You don’t have an on-site newsfeed. Your use.perl journal is sufficient for those of us who subscribe to all use.perl journals, but as a way of providing a dedicated feed for the site (and as a place for permalinks), it is not that great.

Is stats.cpantesters.org driven by any sort of CMS? Is the code available somewhere? I would volunteer to write a patch. (Alternatively, if you take a look at XML::Atom::SimpleFeed, that should make it a snap to add a feed.)

Re:Newsfeed?

barbie on 2008-08-10T22:07:31

Good idea I'll have a look at that. At the moment the site is built as a static site on a daily basis, So it might even make it easier creating the templates and the XML feed as I add a new entry.

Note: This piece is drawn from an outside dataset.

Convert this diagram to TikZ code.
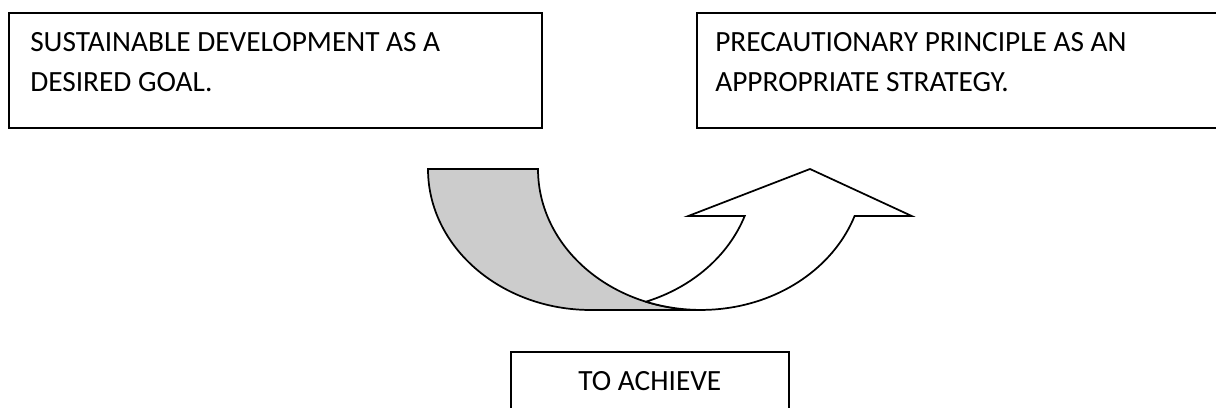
\documentclass[tikz,border=0pt]{standalone}
\usepackage{fontspec}
\setmainfont{Carlito}
\usetikzlibrary{positioning}

\begin{document}
\begin{tikzpicture} [
						x=0.75pt, y=0.75pt,
						box/.style={draw, line width=1.3pt, inner sep=0pt, anchor=north west},
						boxtext/.style={inner sep=0pt, align=left, font=\fontsize{22}{30}\selectfont},
						ribbon/.style={draw, line width=1.3pt, line join=miter}
					]

\useasboundingbox (0,0) rectangle (1216,407);
\clip (0,0) rectangle (1216,407);

\node (goalbox) [box, minimum width=399.75pt, minimum height=86.25pt] at (8,395) {};
\node (strategybox) [box, minimum width=408pt, minimum height=86.25pt] at (696,395) {};
\node (achievebox) [box, minimum width=208.5pt, minimum height=59.25pt] at (510,56) {};

\node (goal) [boxtext, below right=15.5pt and 16.5pt of goalbox.north west] {SUSTAINABLE DEVELOPMENT AS A\\DESIRED GOAL.};
\node (strategy) [boxtext, below right=15.5pt and 14.25pt of strategybox.north west] {PRECAUTIONARY PRINCIPLE AS AN\\APPROPRIATE STRATEGY.};
\node (achieve) [boxtext, below=15.5pt of achievebox.north] {TO ACHIEVE};

% back of the ribbon
\path[ribbon, fill=black!20]
	(428,238) arc[start angle=180, end angle=270, x radius=163, y radius=141]
	-- (701,97) arc[start angle=270, end angle=180, x radius=163, y radius=141]
	-- cycle;

% front of the ribbon with the head
\path[ribbon, fill=white]
	(646,105.3) arc[start angle=250.3, end angle=340.5, x radius=163, y radius=141]
	-- (911.7,191) -- (810,238) -- (688.3,191) -- (744.7,191)
	arc[start angle=340.5, end angle=289.7, x radius=163, y radius=141]
	-- cycle;

\end{tikzpicture}
\end{document}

The current code is all available in the tarball (see the link at the bottom of the index page), although a lot is shortly going to change once the new generator code is in place.

Re:Newsfeed?

Aristotle on 2008-08-10T22:29:55

Ah, I didn’t notice that.

Hmm, the 0.46 tarball is a 404 and the -latest tarball only contains 0.44.

Hmm, you have all the updates in a single big file without detailed dates. That’s not ideal to retrospectively generate timestamps from… do you have each change of the update.html recorded in a repository? It would be nice not to have to make up datetimes with an empty time part.

Also, once you start to generate feeds it would be nice for each update to have a separate permalink. That’s much linking-friendlier.

As for writing a template to generate the feed, there are subtleties to getting feeds right WRT making sure you get well-formed XML out the other end. So even if you want to drive generation from a template due to separation of concern issues, I would still suggest doing so by using Template::Plugin::Class to use XML::Atom::SimpleFeed from within the template.

Re:Newsfeed?

barbie on 2008-08-10T22:49:31

Hmm, the 0.46 tarball is a 404 and the -latest tarball only contains 0.44.

Oops sorry about that. All fixed. I forgot to update the the mainsite with the last two updates.

Regards the feed, I'll set that up so the content is driven from a standalone file, that will also be used to create the templates for the main static site, for the update pages and the index.